## begin Data extract
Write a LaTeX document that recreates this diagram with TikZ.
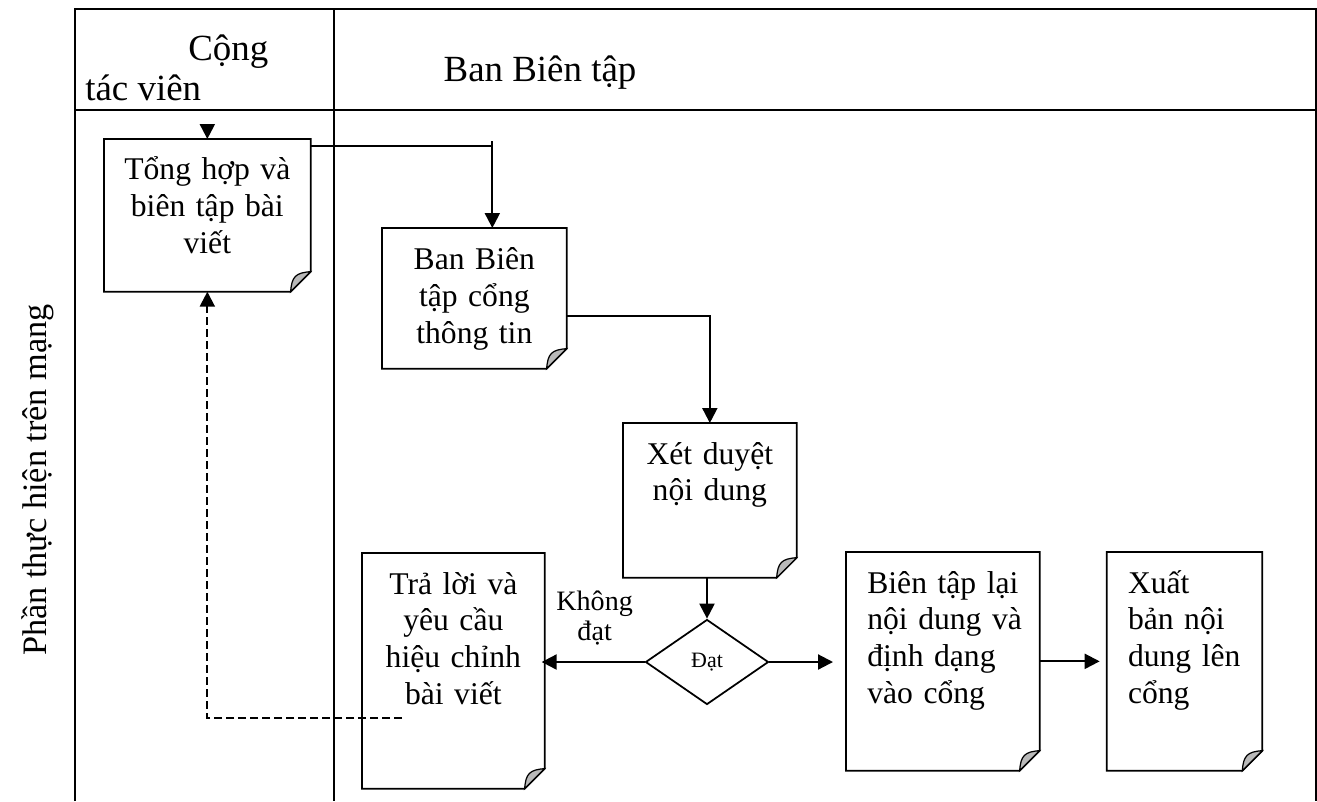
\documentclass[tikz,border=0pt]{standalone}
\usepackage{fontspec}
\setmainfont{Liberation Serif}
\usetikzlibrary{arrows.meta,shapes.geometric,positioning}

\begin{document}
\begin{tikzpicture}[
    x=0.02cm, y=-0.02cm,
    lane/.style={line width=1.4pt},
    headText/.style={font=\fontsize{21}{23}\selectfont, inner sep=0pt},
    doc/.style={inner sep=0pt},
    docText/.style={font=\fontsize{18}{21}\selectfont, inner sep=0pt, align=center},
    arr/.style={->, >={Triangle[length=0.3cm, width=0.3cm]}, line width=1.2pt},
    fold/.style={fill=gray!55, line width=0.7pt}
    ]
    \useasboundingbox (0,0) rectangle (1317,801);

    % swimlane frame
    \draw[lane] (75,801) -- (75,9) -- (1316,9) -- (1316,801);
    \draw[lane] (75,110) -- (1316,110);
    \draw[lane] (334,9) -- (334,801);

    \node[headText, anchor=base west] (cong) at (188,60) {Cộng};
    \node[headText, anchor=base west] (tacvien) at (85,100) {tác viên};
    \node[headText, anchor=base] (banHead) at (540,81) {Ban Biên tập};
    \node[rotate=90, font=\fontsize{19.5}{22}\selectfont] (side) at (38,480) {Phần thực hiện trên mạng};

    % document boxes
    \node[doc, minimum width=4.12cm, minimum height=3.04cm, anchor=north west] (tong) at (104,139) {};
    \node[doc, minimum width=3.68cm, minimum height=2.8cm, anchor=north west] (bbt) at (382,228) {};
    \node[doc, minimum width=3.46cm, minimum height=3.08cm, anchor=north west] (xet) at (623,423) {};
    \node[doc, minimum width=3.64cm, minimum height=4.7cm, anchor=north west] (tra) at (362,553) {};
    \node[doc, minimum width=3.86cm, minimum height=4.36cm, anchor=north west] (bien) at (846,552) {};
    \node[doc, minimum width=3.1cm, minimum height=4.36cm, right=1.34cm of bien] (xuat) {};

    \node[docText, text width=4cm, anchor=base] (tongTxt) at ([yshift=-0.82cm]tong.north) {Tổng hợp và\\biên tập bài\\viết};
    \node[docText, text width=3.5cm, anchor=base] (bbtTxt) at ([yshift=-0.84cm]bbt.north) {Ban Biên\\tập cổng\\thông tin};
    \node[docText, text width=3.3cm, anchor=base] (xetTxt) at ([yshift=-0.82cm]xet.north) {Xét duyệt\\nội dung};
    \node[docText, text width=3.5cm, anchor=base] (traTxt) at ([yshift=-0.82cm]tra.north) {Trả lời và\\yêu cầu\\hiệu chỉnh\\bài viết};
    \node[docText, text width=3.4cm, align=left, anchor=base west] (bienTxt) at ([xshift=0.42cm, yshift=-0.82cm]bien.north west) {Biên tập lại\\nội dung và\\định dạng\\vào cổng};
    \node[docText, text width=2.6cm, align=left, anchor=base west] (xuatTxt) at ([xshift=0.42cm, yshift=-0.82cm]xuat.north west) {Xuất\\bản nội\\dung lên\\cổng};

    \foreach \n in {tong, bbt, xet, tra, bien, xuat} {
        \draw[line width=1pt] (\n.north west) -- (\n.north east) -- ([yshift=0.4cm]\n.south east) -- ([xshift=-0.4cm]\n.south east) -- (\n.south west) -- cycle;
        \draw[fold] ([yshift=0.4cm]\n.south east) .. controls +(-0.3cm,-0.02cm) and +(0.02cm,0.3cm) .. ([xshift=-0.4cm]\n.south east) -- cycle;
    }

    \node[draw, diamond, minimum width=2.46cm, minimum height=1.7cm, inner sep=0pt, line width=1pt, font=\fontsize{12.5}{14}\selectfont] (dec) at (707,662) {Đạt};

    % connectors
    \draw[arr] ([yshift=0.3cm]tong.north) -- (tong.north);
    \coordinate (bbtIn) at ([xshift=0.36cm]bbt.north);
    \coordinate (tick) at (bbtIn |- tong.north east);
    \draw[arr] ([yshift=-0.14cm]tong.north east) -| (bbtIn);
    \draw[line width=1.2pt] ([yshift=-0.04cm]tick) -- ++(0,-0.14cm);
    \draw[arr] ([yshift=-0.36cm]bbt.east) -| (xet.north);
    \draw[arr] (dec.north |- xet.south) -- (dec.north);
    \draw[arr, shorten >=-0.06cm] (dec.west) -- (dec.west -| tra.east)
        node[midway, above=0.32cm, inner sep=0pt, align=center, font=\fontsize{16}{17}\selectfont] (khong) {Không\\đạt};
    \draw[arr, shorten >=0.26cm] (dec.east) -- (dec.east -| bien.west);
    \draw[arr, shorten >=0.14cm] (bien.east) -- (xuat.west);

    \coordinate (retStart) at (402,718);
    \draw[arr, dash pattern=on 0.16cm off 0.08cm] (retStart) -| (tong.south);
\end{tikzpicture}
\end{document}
## end Data extract
◆ Task goal
Only the lines from the start of the material through the line containing "(side) at (38,480)" should be transcribed. Pictures stay out.

◆ Completed exercise
Write a LaTeX document that recreates this diagram with TikZ.
\documentclass[tikz,border=0pt]{standalone}
\usepackage{fontspec}
\setmainfont{Liberation Serif}
\usetikzlibrary{arrows.meta,shapes.geometric,positioning}

\begin{document}
\begin{tikzpicture}[
    x=0.02cm, y=-0.02cm,
    lane/.style={line width=1.4pt},
    headText/.style={font=\fontsize{21}{23}\selectfont, inner sep=0pt},
    doc/.style={inner sep=0pt},
    docText/.style={font=\fontsize{18}{21}\selectfont, inner sep=0pt, align=center},
    arr/.style={->, >={Triangle[length=0.3cm, width=0.3cm]}, line width=1.2pt},
    fold/.style={fill=gray!55, line width=0.7pt}
    ]
    \useasboundingbox (0,0) rectangle (1317,801);

    % swimlane frame
    \draw[lane] (75,801) -- (75,9) -- (1316,9) -- (1316,801);
    \draw[lane] (75,110) -- (1316,110);
    \draw[lane] (334,9) -- (334,801);

    \node[headText, anchor=base west] (cong) at (188,60) {Cộng};
    \node[headText, anchor=base west] (tacvien) at (85,100) {tác viên};
    \node[headText, anchor=base] (banHead) at (540,81) {Ban Biên tập};
    \node[rotate=90, font=\fontsize{19.5}{22}\selectfont] (side) at (38,480) {Phần thực hiện trên mạng};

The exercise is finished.